Des dispositifs de préfinancement des aides via des partenariats bancaires ou des garanties publiques peuvent éviter les décalages de cash. De même, un accompagnement renforcé à la commande publique locale, notamment pour des projets de rénovation thermique des bâtiments communaux et du parc social, permettrait de stabiliser un volant d’activité essentiel.

Calendrier à retenir pour les entreprises du Bâtiment

  1. 9 septembre 2025 publication des décrets durcissant l’accès aux aides MaPrimeRénov'.
  2. 30 septembre 2025 entrée en vigueur des nouveaux critères et redéploiement vers les rénovations globales.
  3. Depuis 2023 déploiement de la REP PMCB avec intensification progressive des points de reprise.
  4. D’ici 2027 objectif de maillage complet de la reprise sur le territoire, sous réserve de contractualisations locales.

Cap 2030 et crédibilité des trajectoires : l’équation à recomposer

La stratégie nationale vise la rénovation de centaines de milliers de logements par an d’ici 2030, avec une baisse mesurable des consommations. Pour y parvenir, l’adhésion des ménages et la montée en puissance des entreprises locales doivent rester au cœur de l’équation. Les mesures budgétaires et réglementaires ne produiront leurs effets que si la chaîne de valeur bénéficie d’une visibilité suffisante sur deux à trois ans.

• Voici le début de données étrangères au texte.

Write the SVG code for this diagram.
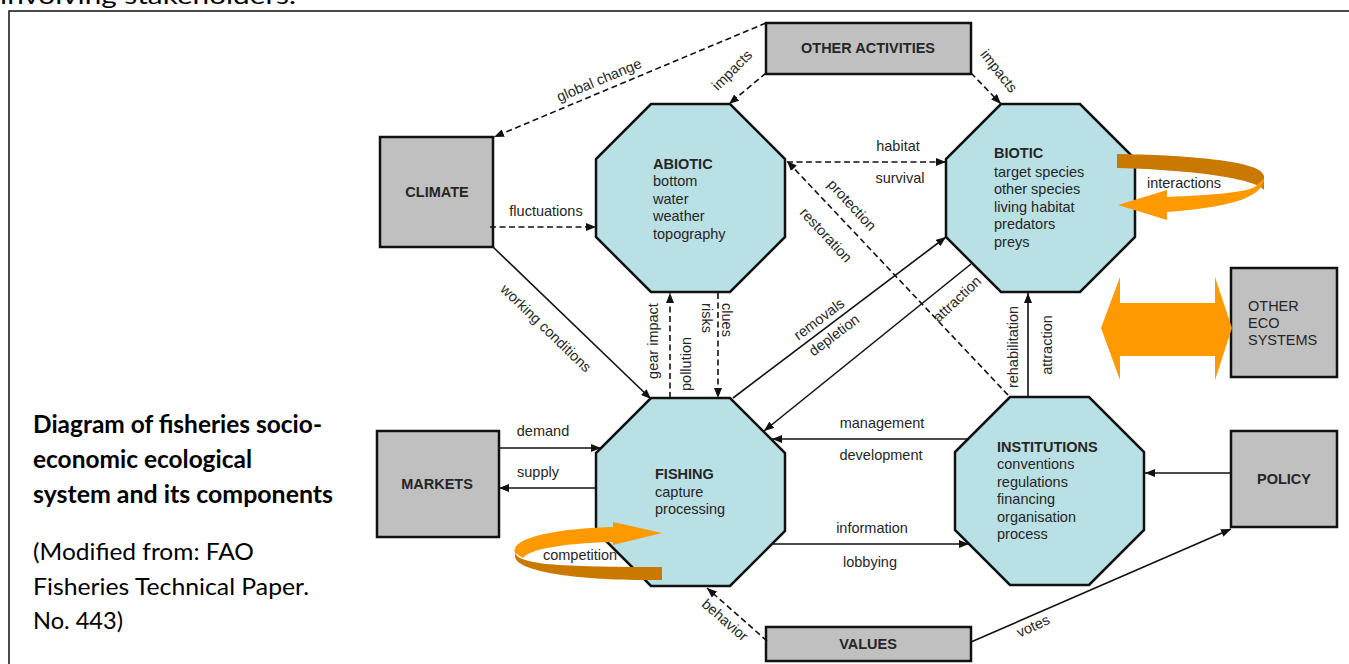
<svg xmlns="http://www.w3.org/2000/svg" width="1349" height="664" viewBox="0 0 1349 664">
<style>
.frame{fill:none;stroke:#111;stroke-width:1.5}
.oct{fill:#B9E0E4;stroke:#111;stroke-width:2.5;stroke-linejoin:miter}
.box{fill:#C0C0C0;stroke:#111;stroke-width:2.5}
.t{font-family:"Liberation Sans",Arial,sans-serif;font-size:14.5px;fill:#262626}
.b{font-weight:bold}
.c{text-anchor:middle}
.ln{fill:none;stroke:#111;stroke-width:1.6}
.d{stroke-dasharray:6 3.5}
.ar{marker-end:url(#ah)}
.cap{font-family:Lato,"Noto Sans",sans-serif;font-size:24px;fill:#000}
.or{fill:#FF9900}
.ord{fill:#C97800}
</style>
<defs>
<marker id="ah" viewBox="0 0 10 8" refX="10" refY="4" markerWidth="10" markerHeight="8" markerUnits="userSpaceOnUse" orient="auto">
<path d="M0,0 L10,4 L0,8 Z" fill="#111"/>
</marker>
<polygon id="octShape" points="55,0 134,0 189,55 189,133 134,188 55,188 0,133 0,55"/>
</defs>
<text class="cap" x="0" y="4" font-size="28" textLength="296" lengthAdjust="spacingAndGlyphs">involving stakeholders.</text>
<rect class="frame" x="9" y="11" width="1400" height="700"/>

<g id="caption">
<text class="cap" font-weight="bold" x="33" y="433" textLength="289" lengthAdjust="spacingAndGlyphs">Diagram of fisheries socio-</text>
<text class="cap" font-weight="bold" x="33" y="468" textLength="219" lengthAdjust="spacingAndGlyphs">economic ecological</text>
<text class="cap" font-weight="bold" x="33" y="503" textLength="300" lengthAdjust="spacingAndGlyphs">system and its components</text>
<text class="cap" x="33" y="560" textLength="221" lengthAdjust="spacingAndGlyphs">(Modified from: FAO</text>
<text class="cap" x="33" y="595" textLength="276" lengthAdjust="spacingAndGlyphs">Fisheries Technical Paper.</text>
<text class="cap" x="33" y="629" textLength="90" lengthAdjust="spacingAndGlyphs">No. 443)</text>
</g>

<g id="node-abiotic">
<use href="#octShape" class="oct" transform="translate(596,104)"/>
<text class="t" x="653"><tspan class="b" y="169">ABIOTIC</tspan><tspan x="653" y="186">bottom</tspan><tspan x="653" y="204">water</tspan><tspan x="653" y="221">weather</tspan><tspan x="653" y="239">topography</tspan></text>
</g>
<g id="node-biotic">
<use href="#octShape" class="oct" transform="translate(946,104)"/>
<text class="t" x="994"><tspan class="b" y="158">BIOTIC</tspan><tspan x="994" y="177">target species</tspan><tspan x="994" y="194">other species</tspan><tspan x="994" y="212">living habitat</tspan><tspan x="994" y="229">predators</tspan><tspan x="994" y="247">preys</tspan></text>
</g>
<g id="node-fishing">
<use href="#octShape" class="oct" transform="translate(596,398)"/>
<text class="t" x="655"><tspan class="b" y="479">FISHING</tspan><tspan x="655" y="497">capture</tspan><tspan x="655" y="514">processing</tspan></text>
</g>
<g id="node-institutions">
<use href="#octShape" class="oct" transform="translate(955,397)"/>
<text class="t" x="997"><tspan class="b" y="452">INSTITUTIONS</tspan><tspan x="997" y="469">conventions</tspan><tspan x="997" y="487">regulations</tspan><tspan x="997" y="504">financing</tspan><tspan x="997" y="522">organisation</tspan><tspan x="997" y="539">process</tspan></text>
</g>
<g id="node-climate">
<rect class="box" x="380" y="137" width="113" height="110"/>
<text class="t b c" x="437" y="197">CLIMATE</text>
</g>
<g id="node-other-activities">
<rect class="box" x="766" y="23" width="205" height="51"/>
<text class="t b c" x="868" y="53">OTHER ACTIVITIES</text>
</g>
<g id="node-markets">
<rect class="box" x="377" y="431" width="122" height="106"/>
<text class="t b c" x="437" y="489">MARKETS</text>
</g>
<g id="node-policy">
<rect class="box" x="1231" y="431" width="106" height="96"/>
<text class="t b c" x="1284" y="484">POLICY</text>
</g>
<g id="node-values">
<rect class="box" x="766" y="627" width="205" height="34"/>
<text class="t b c" x="868" y="649">VALUES</text>
</g>
<g id="node-other-ecosystems">
<rect class="box" x="1231" y="268" width="106" height="109"/>
<text class="t" x="1248"><tspan y="311">OTHER</tspan><tspan x="1248" y="328">ECO</tspan><tspan x="1248" y="345">SYSTEMS</tspan></text>
</g>

<g id="connectors">
<path class="ln d ar" d="M766,23 L494,137"/>
<path class="ln d ar" d="M766,73 L729,104"/>
<path class="ln d ar" d="M971,73 L1001,104"/>
<path class="ln d ar" d="M490,227 L596,227"/>
<path class="ln ar" d="M493,247 L651,399"/>
<path class="ln d ar" d="M670,398 L670,293"/>
<path class="ln d ar" d="M718,293 L718,398"/>
<path class="ln d ar" d="M787,162 L946,162"/>
<path class="ln d ar" d="M1008,395 L787,161"/>
<path class="ln ar" d="M733,398 L946,237"/>
<path class="ln ar" d="M971,264 L764,431"/>
<path class="ln ar" d="M1028,397 L1028,293"/>
<path class="ln ar" d="M498,448 L601,448"/>
<path class="ln ar" d="M596,488 L499,488"/>
<path class="ln ar" d="M968,439 L772,439"/>
<path class="ln ar" d="M772,544 L969,544"/>
<path class="ln ar" d="M1231,473 L1145,473"/>
<path class="ln d ar" d="M767,641 L707,588"/>
<path class="ln ar" d="M971,642 L1231,529"/>

<g id="connector-labels">
<text class="t c" transform="translate(599,80) rotate(-22.7)" y="5">global change</text>
<text class="t c" transform="translate(732,70) rotate(-45)" y="5">impacts</text>
<text class="t c" transform="translate(999,71) rotate(52)" y="5">impacts</text>
<text class="t c" x="546" y="216">fluctuations</text>
<text class="t c" transform="translate(546,328) rotate(44)" y="5">working conditions</text>
<text class="t c" transform="translate(653,341) rotate(-90)" y="5">gear impact</text>
<text class="t c" transform="translate(686,364) rotate(-90)" y="5">pollution</text>
<text class="t c" transform="translate(707,318) rotate(90)" y="5">risks</text>
<text class="t c" transform="translate(727,320) rotate(90)" y="5">clues</text>
<text class="t c" x="898" y="151">habitat</text>
<text class="t c" x="900" y="183">survival</text>
<text class="t c" transform="translate(852,205) rotate(47)" y="5">protection</text>
<text class="t c" transform="translate(826,235) rotate(47)" y="5">restoration</text>
<text class="t c" transform="translate(819,319) rotate(-37)" y="5">removals</text>
<text class="t c" transform="translate(834,335) rotate(-37)" y="5">depletion</text>
<text class="t c" transform="translate(957,299) rotate(-43)" y="5">attraction</text>
<text class="t c" transform="translate(1013,347) rotate(-90)" y="5">rehabilitation</text>
<text class="t c" transform="translate(1047,345) rotate(-90)" y="5">attraction</text>
<text class="t c" x="543" y="436">demand</text>
<text class="t c" x="538" y="477">supply</text>
<text class="t c" x="882" y="428">management</text>
<text class="t c" x="881" y="460">development</text>
<text class="t c" x="872" y="533">information</text>
<text class="t c" x="870" y="567">lobbying</text>
<text class="t c" transform="translate(725,620) rotate(41)" y="5">behavior</text>
<text class="t c" transform="translate(1033,626) rotate(-25)" y="5">votes</text>
</g>
</g>

<g id="loop-interactions">
<path class="ord" d="M1117,154 C1180,155 1262,160 1264,176 L1264,190 C1258,180 1200,170 1117,168 Z"/>
<path class="or" d="M1264,178 C1264,200 1220,208 1167,212 L1167,220 L1118,205 L1167,190 L1167,197 C1215,195 1250,192 1256,186 Z"/>
<text class="t c" x="1184" y="188">interactions</text>
</g>
<g id="loop-competition">
<path class="ord" d="M515,550 C512,565 560,567 662,567 L662,580 C580,581 515,572 515,556 Z"/>
<path class="or" d="M515,553 C510,535 570,528 613,527 L613,522 L662,533 L613,545 L613,542 C570,543 530,548 523,558 Z"/>
<text class="t c" x="580" y="560">competition</text>
</g>
<g id="exchange-arrow">
<polygon class="or" points="1101,328 1120,277 1120,303 1215,303 1215,277 1232,328 1215,380 1215,356 1120,356 1120,380"/>
</g>
</svg>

Dans le Grand Est, le message envoyé par les fédérations dépasse le cadre régional : il interroge la cohérence de l’action publique entre ambition climatique, soutien à l’investissement des ménages et maintien d’un socle industriel et artisanal compétitif. Une trajectoire ajustée, qui articule rénovation globale et gestes prioritaires, ainsi qu’une REP réellement opérationnelle, constituerait un signal fort pour enclencher un cycle vertueux.

La confiance est un capital économique : elle se gagne par des règles stables, des délais tenus et des dispositifs qui fonctionnent partout, pour tous.